Gergorius Yame dan lima orang masyarakat adat Awyu mengajukan diri sebagai tergugat intervensi untuk mendukung Menteri LHK menghadapi gugatan PT MJR dan PT KCP.
“Suku Awyu berdiri bersama pemerintah. Sekarang saatnya bagi Menteri LHK mempercepat pengakuan hak atas tanah adat suku Awyu. Masyarakat adat Awyu berhak untuk melindungi dan mengelola hutan adat mereka sendiri, demi penghidupan sehari-hari dan masa depan mereka,” kata Sekar Banjaran Aji, anggota tim kuasa hukum masyarakat Awyu.

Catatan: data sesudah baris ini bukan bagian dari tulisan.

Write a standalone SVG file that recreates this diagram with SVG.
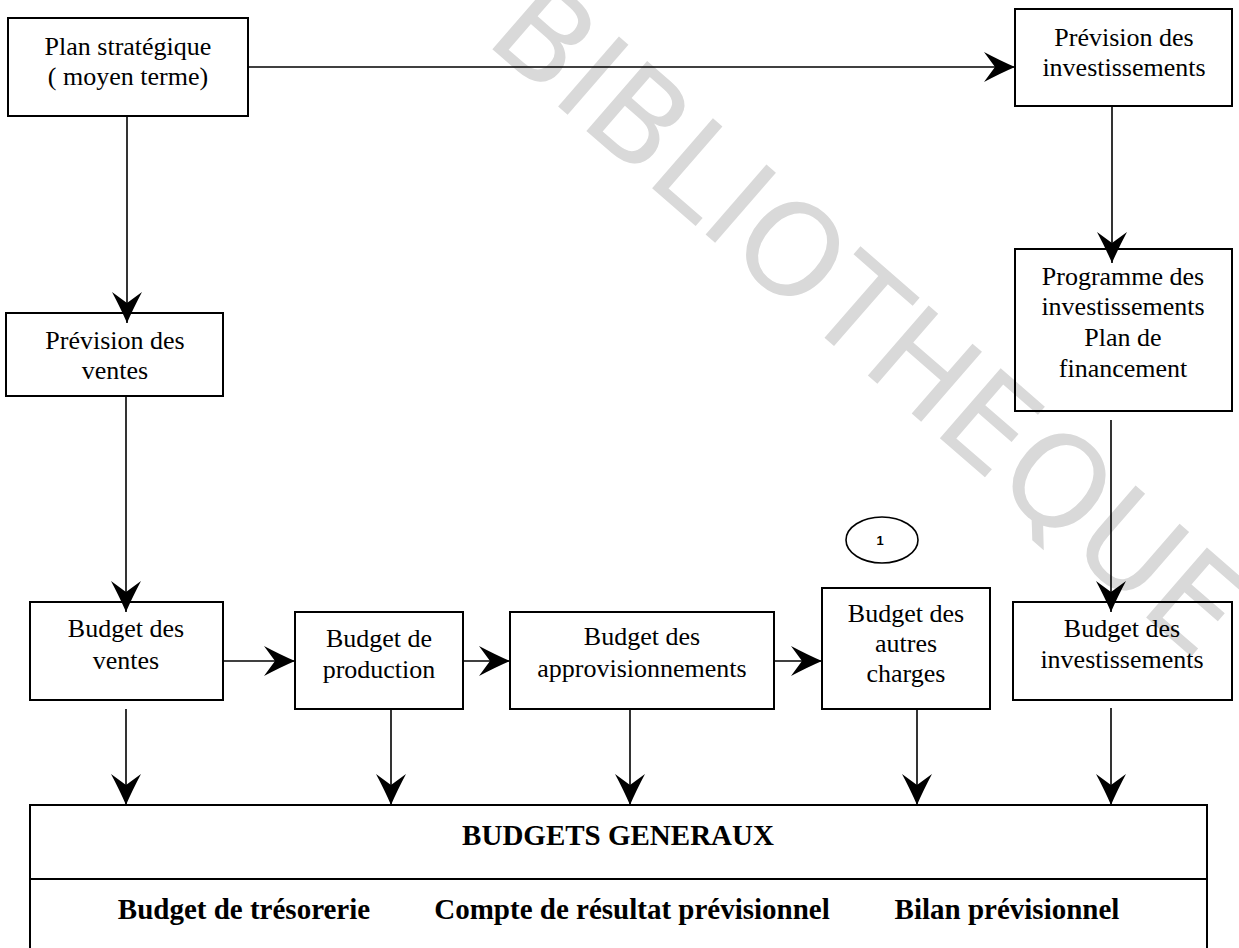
<svg xmlns="http://www.w3.org/2000/svg" width="1239" height="948" viewBox="0 0 1239 948">
<style>
.box{fill:none;stroke:#000;stroke-width:2}
.t{font-family:"Liberation Serif","Times New Roman",serif;font-size:26px;fill:#000;text-anchor:middle}
.b{font-family:"Liberation Serif","Times New Roman",serif;font-size:29px;font-weight:bold;fill:#000;text-anchor:middle}
.c{fill:none;stroke:#000;stroke-width:1.6}
.arr{marker-end:url(#ah)}
.wm{font-family:"DejaVu Sans",sans-serif;font-size:127px;fill:#d9d9d9}
</style>
<defs>
<marker id="ah" markerUnits="userSpaceOnUse" markerWidth="31" markerHeight="30" viewBox="0 0 31 30" refX="31" refY="15" orient="auto">
<path d="M0,0 Q17,9 31,15 Q17,21 0,30 L11,15 Z" fill="#000"/>
</marker>
</defs>
<rect x="0" y="0" width="1239" height="948" fill="#fff"/>
<text class="wm" transform="translate(483,41) rotate(41)">BIBLIOTHEQUE</text>

<g id="connectors">
<path class="c arr" d="M248,67 H1015"/>
<path class="c arr" d="M127,116 V323"/>
<path class="c arr" d="M126,396 V612"/>
<path class="c arr" d="M1112,106 V263"/>
<path class="c arr" d="M1111,420 V612"/>
<path class="c arr" d="M223,661 H295"/>
<path class="c arr" d="M463,661 H510"/>
<path class="c arr" d="M774,661 H822"/>
<path class="c arr" d="M126,709 V805"/>
<path class="c arr" d="M391,709 V805"/>
<path class="c arr" d="M630,709 V805"/>
<path class="c arr" d="M917,709 V805"/>
<path class="c arr" d="M1111,708 V805"/>
</g>

<g id="plan-strategique">
<rect class="box" x="8" y="18" width="240" height="98"/>
<text class="t" x="128" y="55">Plan stratégique</text>
<text class="t" x="128" y="85">( moyen terme)</text>
</g>
<g id="prevision-investissements">
<rect class="box" x="1015" y="9" width="217" height="97"/>
<text class="t" x="1124" y="46">Prévision des</text>
<text class="t" x="1124" y="76">investissements</text>
</g>
<g id="programme-investissements">
<rect class="box" x="1015" y="249" width="217" height="162"/>
<text class="t" x="1123" y="285">Programme des</text>
<text class="t" x="1123" y="315">investissements</text>
<text class="t" x="1123" y="346">Plan de</text>
<text class="t" x="1123" y="377">financement</text>
</g>
<g id="prevision-ventes">
<rect class="box" x="6" y="313" width="217" height="83"/>
<text class="t" x="115" y="349">Prévision des</text>
<text class="t" x="115" y="379">ventes</text>
</g>
<g id="budget-ventes">
<rect class="box" x="30" y="602" width="193" height="98"/>
<text class="t" x="126" y="637">Budget des</text>
<text class="t" x="126" y="669">ventes</text>
</g>
<g id="budget-production">
<rect class="box" x="295" y="612" width="168" height="97"/>
<text class="t" x="379" y="647">Budget de</text>
<text class="t" x="379" y="678">production</text>
</g>
<g id="budget-approvisionnements">
<rect class="box" x="510" y="612" width="264" height="97"/>
<text class="t" x="642" y="645">Budget des</text>
<text class="t" x="642" y="677">approvisionnements</text>
</g>
<g id="budget-autres-charges">
<rect class="box" x="822" y="588" width="168" height="121"/>
<text class="t" x="906" y="622">Budget des</text>
<text class="t" x="906" y="652">autres</text>
<text class="t" x="906" y="682">charges</text>
</g>
<g id="marker-1">
<ellipse cx="882" cy="540" rx="36" ry="23" fill="none" stroke="#000" stroke-width="1.6"/>
<text x="880" y="545" font-family="Liberation Sans, Arial, sans-serif" font-weight="bold" font-size="13" text-anchor="middle">1</text>
</g>
<g id="budget-investissements">
<rect class="box" x="1013" y="602" width="219" height="98"/>
<text class="t" x="1122" y="637">Budget des</text>
<text class="t" x="1122" y="668">investissements</text>
</g>
<g id="budgets-generaux">
<path class="box" d="M30,948 V805 H1207 V948"/>
<path class="box" d="M30,879 H1207"/>
<text class="b" x="618" y="845">BUDGETS GENERAUX</text>
<text class="b" x="244" y="919">Budget de trésorerie</text>
<text class="b" x="632" y="919">Compte de résultat prévisionnel</text>
<text class="b" x="1007" y="919">Bilan prévisionnel</text>
</g>
</svg>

Permohonan intervensi tersebut merupakan bagian dari perjuangan masyarakat suku Awyu untuk mempertahankan hutan adat mereka dari perampasan oleh perusahaan kelapa sawit. Selain di PTUN Jakarta, upaya litigasi untuk mempertahankan hutan adat juga ditempuh masyarakat Awyu di PTUN Jayapura.
Pada 13 Maret lalu, Hendrikus ‘Franky’ Woro, pejuang lingkungan hidup dan pemimpin marga Woro–bagian dari suku Awyu, menggugat izin kelayakan lingkungan hidup yang dikeluarkan Pemprov Papua untuk perusahaan sawit lainnya, PT Indo Asiana Lestari. Persidangan gugatan tersebut masih berjalan hingga kini.
“Jarang sekali kami dapat berita baik, jadi kami berharap masih bisa dapat kabar baik dari gugatan lingkungan hidup dan perubahan iklim di Jayapura. Semoga di PTUN Jayapura menang lagi,” kata Hendrikus Woro.